**Stated goal:**
Sort through the entries below and pull out lines containing the word "that".

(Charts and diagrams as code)
● ● ● ●

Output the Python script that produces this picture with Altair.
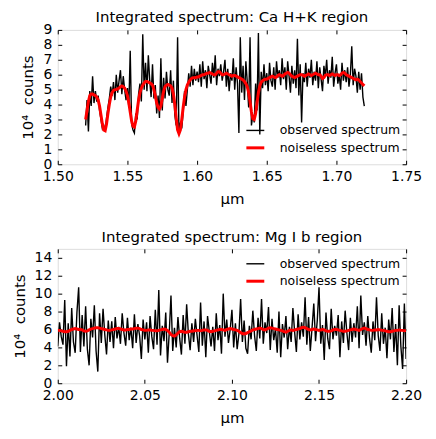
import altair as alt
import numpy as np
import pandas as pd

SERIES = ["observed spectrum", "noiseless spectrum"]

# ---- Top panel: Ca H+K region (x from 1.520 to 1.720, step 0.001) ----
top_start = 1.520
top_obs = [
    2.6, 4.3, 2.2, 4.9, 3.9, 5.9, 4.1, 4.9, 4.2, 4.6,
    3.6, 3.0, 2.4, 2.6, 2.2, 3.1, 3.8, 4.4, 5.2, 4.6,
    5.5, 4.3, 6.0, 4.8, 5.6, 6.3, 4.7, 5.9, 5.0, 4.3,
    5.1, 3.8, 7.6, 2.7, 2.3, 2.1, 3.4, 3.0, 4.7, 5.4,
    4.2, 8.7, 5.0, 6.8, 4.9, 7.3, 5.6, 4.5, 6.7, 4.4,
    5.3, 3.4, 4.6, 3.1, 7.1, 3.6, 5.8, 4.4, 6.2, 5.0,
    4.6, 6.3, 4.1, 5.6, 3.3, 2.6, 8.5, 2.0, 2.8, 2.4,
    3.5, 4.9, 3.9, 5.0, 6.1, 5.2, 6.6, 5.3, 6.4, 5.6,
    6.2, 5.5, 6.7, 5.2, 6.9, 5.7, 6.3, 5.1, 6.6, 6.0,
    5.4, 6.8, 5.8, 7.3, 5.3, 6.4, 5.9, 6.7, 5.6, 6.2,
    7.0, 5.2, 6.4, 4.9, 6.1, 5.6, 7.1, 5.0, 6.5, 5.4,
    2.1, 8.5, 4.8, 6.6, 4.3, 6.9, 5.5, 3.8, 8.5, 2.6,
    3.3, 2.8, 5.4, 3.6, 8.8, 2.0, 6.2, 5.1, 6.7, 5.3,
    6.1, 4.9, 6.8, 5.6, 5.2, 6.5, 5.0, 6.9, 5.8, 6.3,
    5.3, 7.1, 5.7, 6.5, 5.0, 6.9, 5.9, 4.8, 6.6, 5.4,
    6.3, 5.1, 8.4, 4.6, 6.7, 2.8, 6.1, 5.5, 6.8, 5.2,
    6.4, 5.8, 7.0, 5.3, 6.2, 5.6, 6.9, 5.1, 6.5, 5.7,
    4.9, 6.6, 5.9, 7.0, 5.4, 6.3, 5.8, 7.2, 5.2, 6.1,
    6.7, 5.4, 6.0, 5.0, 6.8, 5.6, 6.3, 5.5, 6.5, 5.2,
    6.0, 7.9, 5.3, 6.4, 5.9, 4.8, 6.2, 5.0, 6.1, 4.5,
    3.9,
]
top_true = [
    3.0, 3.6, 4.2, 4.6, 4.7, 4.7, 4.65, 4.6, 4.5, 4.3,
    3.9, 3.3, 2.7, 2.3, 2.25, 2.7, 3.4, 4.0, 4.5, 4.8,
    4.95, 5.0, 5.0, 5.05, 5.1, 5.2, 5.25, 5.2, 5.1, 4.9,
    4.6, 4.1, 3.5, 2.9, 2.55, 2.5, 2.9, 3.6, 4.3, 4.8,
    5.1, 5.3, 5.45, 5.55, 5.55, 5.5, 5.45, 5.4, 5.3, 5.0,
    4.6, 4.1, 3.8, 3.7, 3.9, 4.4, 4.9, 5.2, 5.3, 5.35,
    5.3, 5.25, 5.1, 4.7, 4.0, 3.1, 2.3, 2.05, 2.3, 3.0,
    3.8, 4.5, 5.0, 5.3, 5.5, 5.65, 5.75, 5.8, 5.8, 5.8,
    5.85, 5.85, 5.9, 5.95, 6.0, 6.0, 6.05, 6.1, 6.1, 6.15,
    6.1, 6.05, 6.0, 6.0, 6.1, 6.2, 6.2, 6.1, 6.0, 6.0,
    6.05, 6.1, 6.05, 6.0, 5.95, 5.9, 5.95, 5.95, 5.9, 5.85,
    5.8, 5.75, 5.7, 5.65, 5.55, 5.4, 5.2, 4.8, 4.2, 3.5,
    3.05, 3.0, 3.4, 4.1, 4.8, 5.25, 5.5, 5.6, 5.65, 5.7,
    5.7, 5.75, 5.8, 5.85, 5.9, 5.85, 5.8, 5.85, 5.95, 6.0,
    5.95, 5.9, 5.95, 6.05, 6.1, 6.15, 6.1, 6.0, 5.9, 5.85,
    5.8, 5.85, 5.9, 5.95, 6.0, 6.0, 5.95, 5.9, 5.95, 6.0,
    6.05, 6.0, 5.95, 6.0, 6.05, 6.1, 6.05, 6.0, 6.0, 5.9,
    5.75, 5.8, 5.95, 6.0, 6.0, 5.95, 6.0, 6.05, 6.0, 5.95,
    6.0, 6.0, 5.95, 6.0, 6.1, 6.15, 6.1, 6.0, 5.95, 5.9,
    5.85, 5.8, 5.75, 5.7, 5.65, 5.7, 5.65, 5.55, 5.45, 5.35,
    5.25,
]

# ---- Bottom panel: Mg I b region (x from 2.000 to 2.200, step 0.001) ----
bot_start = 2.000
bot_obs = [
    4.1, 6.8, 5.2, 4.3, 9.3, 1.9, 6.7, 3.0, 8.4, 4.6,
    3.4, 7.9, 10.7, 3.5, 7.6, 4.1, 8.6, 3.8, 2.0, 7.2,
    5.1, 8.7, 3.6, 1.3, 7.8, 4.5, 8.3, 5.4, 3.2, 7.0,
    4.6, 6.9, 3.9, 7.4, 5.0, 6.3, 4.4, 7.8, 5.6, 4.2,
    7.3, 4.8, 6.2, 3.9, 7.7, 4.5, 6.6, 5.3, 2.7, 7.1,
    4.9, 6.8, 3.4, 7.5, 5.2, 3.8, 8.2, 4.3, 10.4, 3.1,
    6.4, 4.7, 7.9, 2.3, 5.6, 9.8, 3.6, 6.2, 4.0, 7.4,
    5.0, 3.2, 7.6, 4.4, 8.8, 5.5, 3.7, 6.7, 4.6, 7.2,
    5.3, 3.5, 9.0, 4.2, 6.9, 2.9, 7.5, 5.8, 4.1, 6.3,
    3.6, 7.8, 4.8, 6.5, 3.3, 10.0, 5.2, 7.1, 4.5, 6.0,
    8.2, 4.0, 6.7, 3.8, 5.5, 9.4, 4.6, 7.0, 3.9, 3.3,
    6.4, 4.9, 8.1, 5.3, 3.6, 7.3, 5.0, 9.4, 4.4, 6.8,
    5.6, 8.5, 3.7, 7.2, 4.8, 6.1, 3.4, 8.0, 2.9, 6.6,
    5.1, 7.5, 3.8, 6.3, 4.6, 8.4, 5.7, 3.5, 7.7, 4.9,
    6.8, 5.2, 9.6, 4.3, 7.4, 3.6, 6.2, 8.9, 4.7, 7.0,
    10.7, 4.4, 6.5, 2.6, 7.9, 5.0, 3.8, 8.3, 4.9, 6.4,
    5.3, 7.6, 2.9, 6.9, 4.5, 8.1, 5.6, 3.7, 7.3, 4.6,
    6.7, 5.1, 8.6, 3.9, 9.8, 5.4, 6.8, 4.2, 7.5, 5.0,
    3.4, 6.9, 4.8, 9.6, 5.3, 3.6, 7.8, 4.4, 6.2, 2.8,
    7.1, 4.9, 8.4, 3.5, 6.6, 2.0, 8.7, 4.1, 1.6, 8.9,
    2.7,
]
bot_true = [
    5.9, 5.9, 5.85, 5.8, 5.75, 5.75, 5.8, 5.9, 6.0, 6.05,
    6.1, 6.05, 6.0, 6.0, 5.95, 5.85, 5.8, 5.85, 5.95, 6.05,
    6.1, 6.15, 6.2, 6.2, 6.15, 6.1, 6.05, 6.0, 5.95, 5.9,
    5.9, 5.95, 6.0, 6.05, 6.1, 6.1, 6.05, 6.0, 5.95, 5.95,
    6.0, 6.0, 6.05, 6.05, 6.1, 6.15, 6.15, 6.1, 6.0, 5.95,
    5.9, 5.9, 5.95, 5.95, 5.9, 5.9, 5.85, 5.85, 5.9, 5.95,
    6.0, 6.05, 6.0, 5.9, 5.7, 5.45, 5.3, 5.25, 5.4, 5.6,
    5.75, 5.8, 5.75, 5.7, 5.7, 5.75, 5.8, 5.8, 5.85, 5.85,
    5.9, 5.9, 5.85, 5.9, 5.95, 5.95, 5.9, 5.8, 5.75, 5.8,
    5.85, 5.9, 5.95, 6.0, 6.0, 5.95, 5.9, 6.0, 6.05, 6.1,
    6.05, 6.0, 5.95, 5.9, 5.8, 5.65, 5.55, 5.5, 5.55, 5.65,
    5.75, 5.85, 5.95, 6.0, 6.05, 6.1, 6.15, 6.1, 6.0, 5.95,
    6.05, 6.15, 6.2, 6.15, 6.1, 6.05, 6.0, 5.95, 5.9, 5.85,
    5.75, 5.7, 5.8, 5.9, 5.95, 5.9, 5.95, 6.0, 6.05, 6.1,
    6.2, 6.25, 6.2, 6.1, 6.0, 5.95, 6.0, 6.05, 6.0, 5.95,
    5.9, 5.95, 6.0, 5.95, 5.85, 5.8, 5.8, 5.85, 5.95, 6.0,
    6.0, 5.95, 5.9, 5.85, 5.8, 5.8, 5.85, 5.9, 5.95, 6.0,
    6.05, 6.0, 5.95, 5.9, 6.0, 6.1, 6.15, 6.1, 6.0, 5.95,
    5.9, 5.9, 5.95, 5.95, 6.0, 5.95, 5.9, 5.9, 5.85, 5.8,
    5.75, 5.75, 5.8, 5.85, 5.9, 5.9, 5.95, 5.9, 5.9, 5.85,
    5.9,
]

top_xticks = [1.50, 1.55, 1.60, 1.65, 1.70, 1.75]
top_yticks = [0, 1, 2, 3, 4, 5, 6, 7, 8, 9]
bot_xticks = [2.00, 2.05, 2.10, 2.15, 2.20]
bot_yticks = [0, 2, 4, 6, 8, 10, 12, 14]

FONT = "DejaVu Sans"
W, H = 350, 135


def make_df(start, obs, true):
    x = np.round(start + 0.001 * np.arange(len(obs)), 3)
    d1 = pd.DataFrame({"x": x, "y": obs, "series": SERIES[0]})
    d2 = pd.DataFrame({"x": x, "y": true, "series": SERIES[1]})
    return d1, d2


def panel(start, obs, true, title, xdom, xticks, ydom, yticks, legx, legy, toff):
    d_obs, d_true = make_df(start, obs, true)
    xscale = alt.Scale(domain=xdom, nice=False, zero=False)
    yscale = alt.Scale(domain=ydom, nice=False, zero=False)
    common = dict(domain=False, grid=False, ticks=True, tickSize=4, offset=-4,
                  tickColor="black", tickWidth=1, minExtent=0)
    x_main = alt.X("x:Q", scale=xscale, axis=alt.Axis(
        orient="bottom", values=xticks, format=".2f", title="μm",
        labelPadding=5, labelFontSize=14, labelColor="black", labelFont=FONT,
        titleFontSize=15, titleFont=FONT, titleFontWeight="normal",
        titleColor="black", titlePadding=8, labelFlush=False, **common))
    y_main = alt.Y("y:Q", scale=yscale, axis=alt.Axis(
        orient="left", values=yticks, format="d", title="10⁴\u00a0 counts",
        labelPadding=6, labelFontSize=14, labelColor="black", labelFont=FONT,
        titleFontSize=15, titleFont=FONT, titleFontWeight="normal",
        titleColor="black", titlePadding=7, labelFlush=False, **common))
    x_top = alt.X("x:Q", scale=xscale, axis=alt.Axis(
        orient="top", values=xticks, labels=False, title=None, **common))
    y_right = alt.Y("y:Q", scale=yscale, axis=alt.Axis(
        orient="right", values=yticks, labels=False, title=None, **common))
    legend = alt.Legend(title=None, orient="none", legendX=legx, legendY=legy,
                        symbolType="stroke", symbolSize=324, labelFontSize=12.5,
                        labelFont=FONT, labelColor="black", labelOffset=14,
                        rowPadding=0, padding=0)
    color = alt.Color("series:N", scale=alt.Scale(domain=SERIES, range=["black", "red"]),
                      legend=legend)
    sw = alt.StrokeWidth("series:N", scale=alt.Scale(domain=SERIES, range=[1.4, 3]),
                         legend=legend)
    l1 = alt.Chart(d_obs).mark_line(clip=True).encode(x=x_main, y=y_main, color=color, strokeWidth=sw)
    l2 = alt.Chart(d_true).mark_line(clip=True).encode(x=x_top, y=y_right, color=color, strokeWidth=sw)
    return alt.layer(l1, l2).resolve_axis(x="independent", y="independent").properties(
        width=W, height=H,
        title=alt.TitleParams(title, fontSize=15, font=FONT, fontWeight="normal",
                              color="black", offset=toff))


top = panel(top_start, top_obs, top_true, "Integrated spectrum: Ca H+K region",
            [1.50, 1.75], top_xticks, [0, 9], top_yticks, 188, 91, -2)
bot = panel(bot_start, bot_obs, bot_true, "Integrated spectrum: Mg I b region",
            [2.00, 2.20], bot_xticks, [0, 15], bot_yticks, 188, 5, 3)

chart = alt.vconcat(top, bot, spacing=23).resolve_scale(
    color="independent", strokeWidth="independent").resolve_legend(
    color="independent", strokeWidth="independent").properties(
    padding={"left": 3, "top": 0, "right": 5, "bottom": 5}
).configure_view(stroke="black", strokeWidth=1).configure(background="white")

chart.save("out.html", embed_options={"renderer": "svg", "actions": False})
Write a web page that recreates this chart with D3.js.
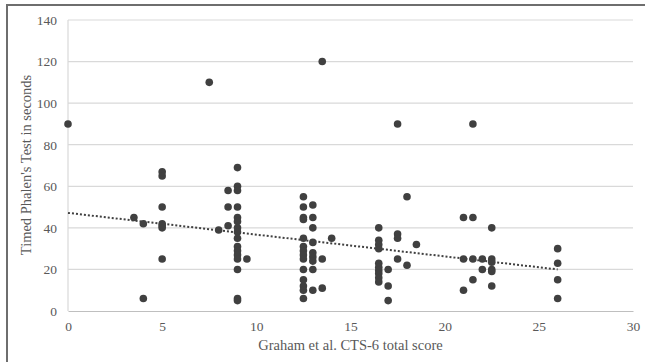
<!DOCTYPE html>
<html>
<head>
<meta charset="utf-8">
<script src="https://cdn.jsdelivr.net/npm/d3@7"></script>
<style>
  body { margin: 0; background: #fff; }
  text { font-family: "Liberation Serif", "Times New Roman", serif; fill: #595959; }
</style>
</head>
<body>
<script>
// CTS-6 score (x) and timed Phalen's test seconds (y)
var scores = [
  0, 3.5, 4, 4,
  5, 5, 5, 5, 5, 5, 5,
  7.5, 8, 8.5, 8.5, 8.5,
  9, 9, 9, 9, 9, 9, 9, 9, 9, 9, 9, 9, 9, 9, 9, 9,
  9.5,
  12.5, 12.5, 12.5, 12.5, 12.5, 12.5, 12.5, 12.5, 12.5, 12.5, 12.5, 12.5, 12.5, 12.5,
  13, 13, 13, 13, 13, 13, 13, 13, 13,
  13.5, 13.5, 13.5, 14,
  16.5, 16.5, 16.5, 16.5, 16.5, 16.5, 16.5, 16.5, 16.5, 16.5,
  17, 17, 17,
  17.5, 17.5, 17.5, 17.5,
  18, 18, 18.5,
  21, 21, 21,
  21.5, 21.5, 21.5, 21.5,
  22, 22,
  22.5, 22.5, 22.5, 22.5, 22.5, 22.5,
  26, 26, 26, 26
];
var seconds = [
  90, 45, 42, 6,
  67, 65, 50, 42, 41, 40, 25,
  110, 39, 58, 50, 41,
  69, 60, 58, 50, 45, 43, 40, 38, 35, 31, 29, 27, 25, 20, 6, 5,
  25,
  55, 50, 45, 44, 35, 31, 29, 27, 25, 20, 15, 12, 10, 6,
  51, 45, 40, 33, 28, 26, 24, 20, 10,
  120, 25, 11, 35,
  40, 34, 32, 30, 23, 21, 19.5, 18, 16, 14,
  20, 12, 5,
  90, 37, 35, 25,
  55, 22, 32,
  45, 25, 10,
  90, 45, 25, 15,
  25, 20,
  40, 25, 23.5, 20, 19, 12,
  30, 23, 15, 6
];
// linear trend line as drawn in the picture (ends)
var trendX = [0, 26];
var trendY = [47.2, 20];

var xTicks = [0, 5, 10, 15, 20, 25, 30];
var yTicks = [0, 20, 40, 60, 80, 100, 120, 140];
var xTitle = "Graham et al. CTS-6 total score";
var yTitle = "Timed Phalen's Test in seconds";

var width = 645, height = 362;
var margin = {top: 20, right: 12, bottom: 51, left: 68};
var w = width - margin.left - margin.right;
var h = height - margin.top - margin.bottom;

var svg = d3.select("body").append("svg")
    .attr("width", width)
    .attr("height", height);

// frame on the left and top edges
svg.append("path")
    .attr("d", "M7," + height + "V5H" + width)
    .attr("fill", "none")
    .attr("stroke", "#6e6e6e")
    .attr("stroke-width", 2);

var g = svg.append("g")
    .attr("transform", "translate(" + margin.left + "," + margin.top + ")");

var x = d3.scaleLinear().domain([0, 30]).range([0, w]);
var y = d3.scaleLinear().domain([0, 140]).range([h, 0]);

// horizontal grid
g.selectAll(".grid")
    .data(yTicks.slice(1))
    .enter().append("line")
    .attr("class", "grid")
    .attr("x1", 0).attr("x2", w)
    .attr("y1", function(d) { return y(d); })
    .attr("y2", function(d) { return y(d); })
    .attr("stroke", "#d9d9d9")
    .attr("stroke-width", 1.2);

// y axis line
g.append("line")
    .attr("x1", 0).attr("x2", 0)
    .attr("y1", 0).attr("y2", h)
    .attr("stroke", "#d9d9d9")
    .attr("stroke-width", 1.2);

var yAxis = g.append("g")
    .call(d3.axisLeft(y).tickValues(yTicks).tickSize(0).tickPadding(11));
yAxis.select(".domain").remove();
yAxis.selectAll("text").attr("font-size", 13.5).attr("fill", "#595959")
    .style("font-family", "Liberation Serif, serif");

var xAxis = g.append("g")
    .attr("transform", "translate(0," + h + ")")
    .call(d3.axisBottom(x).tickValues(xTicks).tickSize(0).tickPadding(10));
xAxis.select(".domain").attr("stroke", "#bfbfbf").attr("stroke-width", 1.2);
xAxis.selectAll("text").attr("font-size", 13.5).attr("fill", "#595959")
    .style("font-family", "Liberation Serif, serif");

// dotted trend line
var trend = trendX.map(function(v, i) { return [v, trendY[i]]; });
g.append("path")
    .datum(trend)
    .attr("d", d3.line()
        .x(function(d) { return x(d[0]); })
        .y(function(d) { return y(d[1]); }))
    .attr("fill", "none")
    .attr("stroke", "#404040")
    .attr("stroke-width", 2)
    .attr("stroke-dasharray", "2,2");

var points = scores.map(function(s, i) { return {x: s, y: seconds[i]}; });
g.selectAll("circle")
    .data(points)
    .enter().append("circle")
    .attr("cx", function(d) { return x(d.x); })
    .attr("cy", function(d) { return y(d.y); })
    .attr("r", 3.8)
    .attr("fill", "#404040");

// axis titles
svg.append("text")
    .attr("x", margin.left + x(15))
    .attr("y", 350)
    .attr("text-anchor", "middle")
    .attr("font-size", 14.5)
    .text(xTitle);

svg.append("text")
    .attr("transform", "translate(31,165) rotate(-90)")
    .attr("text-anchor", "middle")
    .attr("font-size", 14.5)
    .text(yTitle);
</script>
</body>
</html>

● ● ● ●

**Output:**
Output the Python script that produces this picture with Altair.
Write a web page that recreates this chart with D3.js.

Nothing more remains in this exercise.